Of note, the latest Canadian ICD guidelines have been published and are relatively consistent with the guidelines used in this study. The new guidelines focus on persistent reduced ejection fraction, optimal medical therapy, and time postrevascularization and myocardial infarction. A significant change is noted in the exclusion of NYHA as an eligibility criterion. Another important study is the Defibrillator Implantation in Patients With Nonischemic Systolic Heart Failure (DANISH) trial. This large randomized clinical trial in patients with nonischemic systolic heart failure demonstrated that ICD therapy was not associated with a lower mortality when compared with medical therapy.

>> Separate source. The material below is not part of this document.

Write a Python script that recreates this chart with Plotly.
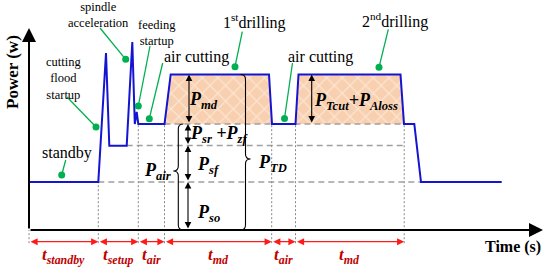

There are several initiatives known to improve adherence to device-based therapy.24, 25, 26, 27, 28 The IMPROVE HF registry is a quality-improvement registry designed to evaluate the outpatient management of systolic heart failure and to assess the effect of various improvement interventions, such as education initiatives, reminder systems, and quality reports. With use of the IMPROVE HF registry, ICD use increased dramatically from 50.1% to 77.5%. The Get With The Guidelines Heart Failure initiative is another effective prospective quality improvement registry that has shown improvement in the use of CRT implants among patients with heart failure. In addition, several patients are never referred to a specialist or appropriately followed up. The use of electronic screening tools has significantly improved appropriate ICD referrals. Initiatives such as these could be implemented at device implanting centers to improve use among patients meeting guideline criteria.

Study limitations

There are limitations to our study that warrant discussion. First, this was a retrospective study in which abstraction errors and variability in medical chart completeness pose a risk. However, to minimize this, each site adhered to strict definitions of device eligibility. Second, approximately one-quarter of patients were excluded because of missing heart failure data, NYHA class, or LVEF, which could have affected our findings. Third, survival of device nonrecipients was not compared with the device recipients. Fourth, there was no documented reason for nonadherence in approximately one-half of device nonrecipients. Fifth, more than one-half of deaths were out of hospital, and determining cause of death was not possible. Even among hospitalized deaths, the cause of death was dependent on the detail provided in the discharge summary. Sixth, the study was performed in one province, and the results may not be generalizable to other countries with different healthcare systems. Seventh, reasons for nonimplantation was not collected. This information could be useful when counseling patients on the advantages and disadvantages of primary prevention device therapy.

Conclusion

In this population-based study of complex device eligibility and use, we found that one-third of patients meeting guideline criteria for ICD therapy receive a device. Among those who did not receive a device, a documented reason for nonimplantation was missing in more than one-half of patients. To develop initiatives to improve use, a better understanding of patient, physician, and system barriers to device implantation is needed. Documenting reasons for ineligibility should be encouraged.